**DIRECTIONS FOR THIS TASK**.
Look at the data below and print exactly the lines from its first line through the line with "1.125, 1.085, 1.0]"; the pictures stay out of the copy.
● ● ● ● ●
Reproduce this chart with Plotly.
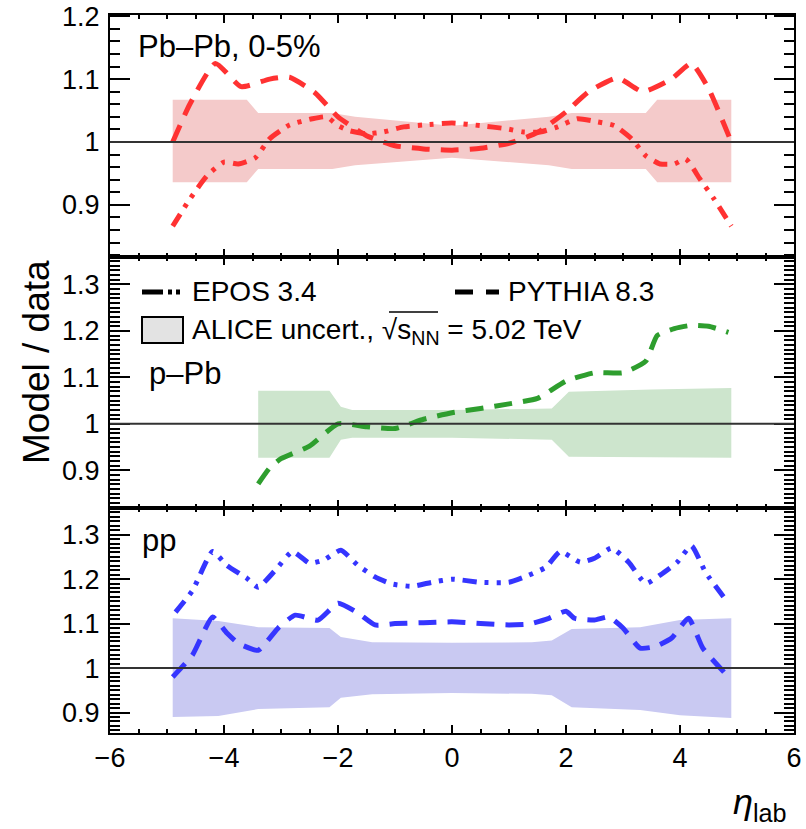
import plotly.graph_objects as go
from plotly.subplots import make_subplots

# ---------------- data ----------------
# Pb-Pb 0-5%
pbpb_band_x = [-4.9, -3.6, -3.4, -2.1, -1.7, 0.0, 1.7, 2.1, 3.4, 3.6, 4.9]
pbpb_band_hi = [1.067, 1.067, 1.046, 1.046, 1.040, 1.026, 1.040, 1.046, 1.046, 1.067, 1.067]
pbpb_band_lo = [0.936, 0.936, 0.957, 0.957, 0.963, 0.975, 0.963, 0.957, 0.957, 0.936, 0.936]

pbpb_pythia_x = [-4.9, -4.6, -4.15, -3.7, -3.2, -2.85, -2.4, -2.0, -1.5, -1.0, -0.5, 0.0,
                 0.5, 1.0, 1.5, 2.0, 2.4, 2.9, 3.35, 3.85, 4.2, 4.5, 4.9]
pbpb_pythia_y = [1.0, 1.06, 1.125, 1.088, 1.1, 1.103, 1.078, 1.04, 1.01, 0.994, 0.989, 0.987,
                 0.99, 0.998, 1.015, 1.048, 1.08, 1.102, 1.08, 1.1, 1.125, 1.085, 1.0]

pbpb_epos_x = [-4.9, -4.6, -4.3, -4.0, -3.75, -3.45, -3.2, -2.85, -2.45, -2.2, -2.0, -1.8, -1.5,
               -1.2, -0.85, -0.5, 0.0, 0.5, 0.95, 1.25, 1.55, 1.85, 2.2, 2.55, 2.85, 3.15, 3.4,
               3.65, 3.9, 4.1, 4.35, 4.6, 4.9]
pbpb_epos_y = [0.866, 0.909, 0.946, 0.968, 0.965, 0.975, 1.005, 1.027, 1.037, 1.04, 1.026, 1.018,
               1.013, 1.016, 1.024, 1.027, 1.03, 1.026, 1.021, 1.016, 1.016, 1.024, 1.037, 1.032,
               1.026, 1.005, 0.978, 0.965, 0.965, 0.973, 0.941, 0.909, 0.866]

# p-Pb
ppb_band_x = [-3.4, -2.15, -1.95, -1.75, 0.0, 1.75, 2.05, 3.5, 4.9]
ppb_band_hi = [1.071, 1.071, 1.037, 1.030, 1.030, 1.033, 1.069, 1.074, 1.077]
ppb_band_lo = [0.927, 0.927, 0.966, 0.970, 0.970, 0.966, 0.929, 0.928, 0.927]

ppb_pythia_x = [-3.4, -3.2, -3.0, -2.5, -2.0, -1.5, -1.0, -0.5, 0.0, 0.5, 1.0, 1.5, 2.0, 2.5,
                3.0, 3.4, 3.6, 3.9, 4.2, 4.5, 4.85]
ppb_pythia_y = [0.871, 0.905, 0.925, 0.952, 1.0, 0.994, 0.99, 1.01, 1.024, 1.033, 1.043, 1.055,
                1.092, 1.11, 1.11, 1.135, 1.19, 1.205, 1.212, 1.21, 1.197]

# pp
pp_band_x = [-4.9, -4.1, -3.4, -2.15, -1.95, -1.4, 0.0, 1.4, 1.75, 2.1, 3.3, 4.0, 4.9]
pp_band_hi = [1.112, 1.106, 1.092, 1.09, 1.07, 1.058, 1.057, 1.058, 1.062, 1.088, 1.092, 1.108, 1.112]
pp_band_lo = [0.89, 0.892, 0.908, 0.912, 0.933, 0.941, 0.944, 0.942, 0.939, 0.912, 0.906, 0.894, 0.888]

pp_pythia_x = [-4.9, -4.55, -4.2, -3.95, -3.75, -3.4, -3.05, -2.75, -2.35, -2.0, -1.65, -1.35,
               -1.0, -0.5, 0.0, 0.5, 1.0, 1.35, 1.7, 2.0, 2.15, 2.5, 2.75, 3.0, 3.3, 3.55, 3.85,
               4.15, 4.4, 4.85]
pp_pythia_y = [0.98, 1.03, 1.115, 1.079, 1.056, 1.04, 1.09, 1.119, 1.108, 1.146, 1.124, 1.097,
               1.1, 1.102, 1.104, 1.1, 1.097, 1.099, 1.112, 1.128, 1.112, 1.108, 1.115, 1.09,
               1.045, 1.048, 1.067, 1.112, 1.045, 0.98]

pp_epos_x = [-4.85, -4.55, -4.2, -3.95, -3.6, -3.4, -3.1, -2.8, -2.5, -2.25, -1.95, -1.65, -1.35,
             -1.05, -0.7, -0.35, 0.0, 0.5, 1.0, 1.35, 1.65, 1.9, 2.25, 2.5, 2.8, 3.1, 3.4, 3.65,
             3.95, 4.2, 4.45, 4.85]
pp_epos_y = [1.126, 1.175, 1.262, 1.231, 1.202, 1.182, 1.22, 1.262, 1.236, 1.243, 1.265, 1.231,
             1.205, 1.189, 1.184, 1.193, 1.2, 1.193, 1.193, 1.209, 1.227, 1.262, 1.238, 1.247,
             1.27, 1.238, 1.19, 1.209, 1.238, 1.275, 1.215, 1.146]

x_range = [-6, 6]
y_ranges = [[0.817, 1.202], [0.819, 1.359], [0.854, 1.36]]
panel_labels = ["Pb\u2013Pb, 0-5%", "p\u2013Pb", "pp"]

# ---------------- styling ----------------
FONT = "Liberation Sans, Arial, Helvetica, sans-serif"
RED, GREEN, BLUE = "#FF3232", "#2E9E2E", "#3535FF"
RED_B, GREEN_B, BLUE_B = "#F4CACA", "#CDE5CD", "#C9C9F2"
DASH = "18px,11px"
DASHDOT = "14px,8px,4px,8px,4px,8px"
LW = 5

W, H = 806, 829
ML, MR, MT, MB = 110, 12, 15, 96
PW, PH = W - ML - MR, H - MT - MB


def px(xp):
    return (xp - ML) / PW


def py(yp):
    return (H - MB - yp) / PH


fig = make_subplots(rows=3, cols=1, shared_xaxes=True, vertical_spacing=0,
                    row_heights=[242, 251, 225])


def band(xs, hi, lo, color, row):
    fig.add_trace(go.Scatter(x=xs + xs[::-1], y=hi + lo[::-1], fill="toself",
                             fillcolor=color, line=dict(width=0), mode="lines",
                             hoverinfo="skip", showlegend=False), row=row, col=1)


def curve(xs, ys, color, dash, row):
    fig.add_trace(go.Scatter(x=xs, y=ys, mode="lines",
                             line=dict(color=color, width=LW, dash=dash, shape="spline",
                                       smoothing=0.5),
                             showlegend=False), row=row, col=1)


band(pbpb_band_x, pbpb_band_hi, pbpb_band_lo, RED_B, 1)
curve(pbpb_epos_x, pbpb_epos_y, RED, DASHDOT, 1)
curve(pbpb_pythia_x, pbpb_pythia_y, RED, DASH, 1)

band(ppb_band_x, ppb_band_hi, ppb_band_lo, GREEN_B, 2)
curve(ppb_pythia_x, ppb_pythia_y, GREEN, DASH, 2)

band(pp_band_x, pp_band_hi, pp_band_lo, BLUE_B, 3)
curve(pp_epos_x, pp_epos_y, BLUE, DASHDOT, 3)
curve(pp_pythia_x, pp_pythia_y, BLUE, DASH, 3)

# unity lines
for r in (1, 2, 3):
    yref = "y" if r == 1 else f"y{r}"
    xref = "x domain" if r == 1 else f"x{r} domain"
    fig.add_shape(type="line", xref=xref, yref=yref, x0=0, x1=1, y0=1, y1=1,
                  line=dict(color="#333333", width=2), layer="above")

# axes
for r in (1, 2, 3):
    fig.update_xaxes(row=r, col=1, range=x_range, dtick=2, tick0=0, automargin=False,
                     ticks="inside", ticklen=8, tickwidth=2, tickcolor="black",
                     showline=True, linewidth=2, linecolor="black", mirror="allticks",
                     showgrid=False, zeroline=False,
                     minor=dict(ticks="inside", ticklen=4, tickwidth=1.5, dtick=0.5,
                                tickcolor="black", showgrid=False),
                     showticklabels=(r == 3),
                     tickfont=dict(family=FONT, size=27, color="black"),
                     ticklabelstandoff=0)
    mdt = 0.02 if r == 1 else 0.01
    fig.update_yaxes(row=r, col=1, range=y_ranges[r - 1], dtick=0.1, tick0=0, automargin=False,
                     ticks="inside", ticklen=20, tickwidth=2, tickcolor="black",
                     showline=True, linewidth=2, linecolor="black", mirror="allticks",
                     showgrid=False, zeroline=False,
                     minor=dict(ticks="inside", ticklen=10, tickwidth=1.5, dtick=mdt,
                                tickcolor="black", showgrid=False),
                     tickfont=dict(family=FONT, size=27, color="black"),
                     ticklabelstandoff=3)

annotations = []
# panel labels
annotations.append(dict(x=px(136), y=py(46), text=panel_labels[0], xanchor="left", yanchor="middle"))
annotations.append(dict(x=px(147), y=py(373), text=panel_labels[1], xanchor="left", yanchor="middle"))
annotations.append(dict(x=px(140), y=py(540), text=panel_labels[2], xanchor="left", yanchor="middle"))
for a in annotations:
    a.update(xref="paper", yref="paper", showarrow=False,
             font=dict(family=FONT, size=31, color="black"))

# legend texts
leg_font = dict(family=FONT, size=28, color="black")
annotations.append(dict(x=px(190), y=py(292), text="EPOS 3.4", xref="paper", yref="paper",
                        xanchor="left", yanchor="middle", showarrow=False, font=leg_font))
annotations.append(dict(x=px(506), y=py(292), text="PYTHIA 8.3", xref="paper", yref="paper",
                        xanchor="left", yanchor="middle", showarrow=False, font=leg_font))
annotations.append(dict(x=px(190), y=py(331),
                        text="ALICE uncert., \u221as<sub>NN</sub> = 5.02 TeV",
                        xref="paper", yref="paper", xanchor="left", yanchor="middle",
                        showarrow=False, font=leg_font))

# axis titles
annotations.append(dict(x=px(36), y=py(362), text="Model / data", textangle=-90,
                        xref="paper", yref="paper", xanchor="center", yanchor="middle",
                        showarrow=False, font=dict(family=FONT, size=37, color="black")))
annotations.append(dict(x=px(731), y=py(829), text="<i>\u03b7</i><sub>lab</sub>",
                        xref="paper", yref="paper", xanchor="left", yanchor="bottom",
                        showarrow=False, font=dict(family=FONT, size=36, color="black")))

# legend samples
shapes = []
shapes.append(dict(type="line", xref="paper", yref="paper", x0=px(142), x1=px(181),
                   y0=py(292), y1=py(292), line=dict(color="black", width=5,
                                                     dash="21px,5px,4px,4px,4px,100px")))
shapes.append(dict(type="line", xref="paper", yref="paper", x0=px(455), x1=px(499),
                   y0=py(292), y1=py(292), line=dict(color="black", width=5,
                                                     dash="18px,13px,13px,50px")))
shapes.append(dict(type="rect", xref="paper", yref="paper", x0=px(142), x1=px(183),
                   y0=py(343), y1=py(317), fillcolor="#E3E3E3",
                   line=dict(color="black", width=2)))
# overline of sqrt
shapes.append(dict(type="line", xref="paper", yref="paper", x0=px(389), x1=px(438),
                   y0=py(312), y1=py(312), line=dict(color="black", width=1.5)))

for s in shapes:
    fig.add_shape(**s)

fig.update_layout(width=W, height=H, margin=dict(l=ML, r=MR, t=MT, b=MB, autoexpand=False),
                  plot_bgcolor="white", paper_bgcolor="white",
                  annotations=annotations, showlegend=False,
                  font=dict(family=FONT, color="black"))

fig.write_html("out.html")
● ● ● ● ●
**TASK RESPONSE**.
Reproduce this chart with Plotly.
import plotly.graph_objects as go
from plotly.subplots import make_subplots

# ---------------- data ----------------
# Pb-Pb 0-5%
pbpb_band_x = [-4.9, -3.6, -3.4, -2.1, -1.7, 0.0, 1.7, 2.1, 3.4, 3.6, 4.9]
pbpb_band_hi = [1.067, 1.067, 1.046, 1.046, 1.040, 1.026, 1.040, 1.046, 1.046, 1.067, 1.067]
pbpb_band_lo = [0.936, 0.936, 0.957, 0.957, 0.963, 0.975, 0.963, 0.957, 0.957, 0.936, 0.936]

pbpb_pythia_x = [-4.9, -4.6, -4.15, -3.7, -3.2, -2.85, -2.4, -2.0, -1.5, -1.0, -0.5, 0.0,
                 0.5, 1.0, 1.5, 2.0, 2.4, 2.9, 3.35, 3.85, 4.2, 4.5, 4.9]
pbpb_pythia_y = [1.0, 1.06, 1.125, 1.088, 1.1, 1.103, 1.078, 1.04, 1.01, 0.994, 0.989, 0.987,
                 0.99, 0.998, 1.015, 1.048, 1.08, 1.102, 1.08, 1.1, 1.125, 1.085, 1.0]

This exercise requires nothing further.